What’s the difference between Send.win’s cloud browser sessions and its desktop app?
Cloud browser sessions run entirely in the cloud with no local install, which is what makes them shareable with someone on a device you don’t control — ideal for handing a client or contractor temporary Ahrefs access. The desktop app is a native Windows, macOS, and Linux client for running your own isolated profiles locally, better suited to an agency’s day-to-day, persistent per-client browser setup.
Can I automate Ahrefs data pulls instead of sharing login access for reporting?
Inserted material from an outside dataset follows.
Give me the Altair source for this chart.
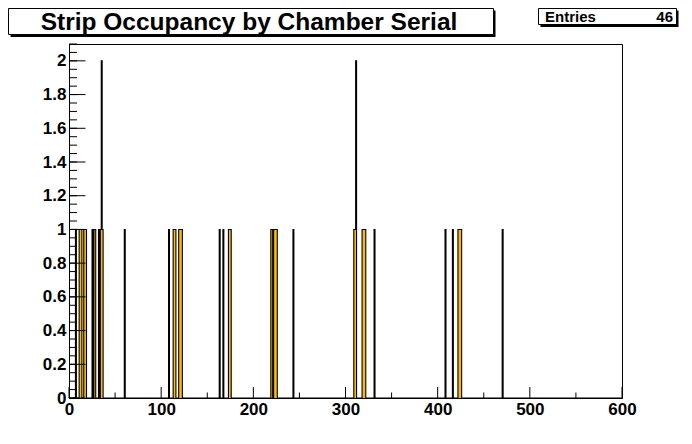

Yes — Send.win’s Automation API, available on the Team plan, lets Selenium, Puppeteer, or Playwright scripts drive an isolated Ahrefs session programmatically. For agencies pulling the same reports across many client accounts on a schedule, that removes the need to hand out login access for a repetitive task altogether.
How do I revoke access if someone misuses a shared Ahrefs login?
Remove them from the Ahrefs workspace, rotate the password if raw credentials were ever shared, and review recent account activity for anything unexpected. If you were using a session-sharing tool instead, simply expire or disable that specific session — the underlying Ahrefs password was never exposed in the first place.
What is the single biggest improvement I can make to reduce Ahrefs-sharing risk?
Stop sharing the password, period — whether that means moving to Ahrefs’ own authorized-user model or adopting a zero-password session-sharing approach like Send.win’s cloud browser sessions. Everything else on this list (2FA, audit trails, least-privilege roles) matters, but removing the shared credential removes the root cause.
Is Send.win only useful for Ahrefs, or does this apply to other SaaS tools too?
The same approach applies to any paid tool with per-seat pricing and a team that wants to share access — Send.win is built around browser isolation, unique fingerprints per profile, built-in proxies, and team sharing generally, not one specific platform. Whether it’s Ahrefs, another SEO tool, or something entirely unrelated, the underlying problem — and the fix — is the same.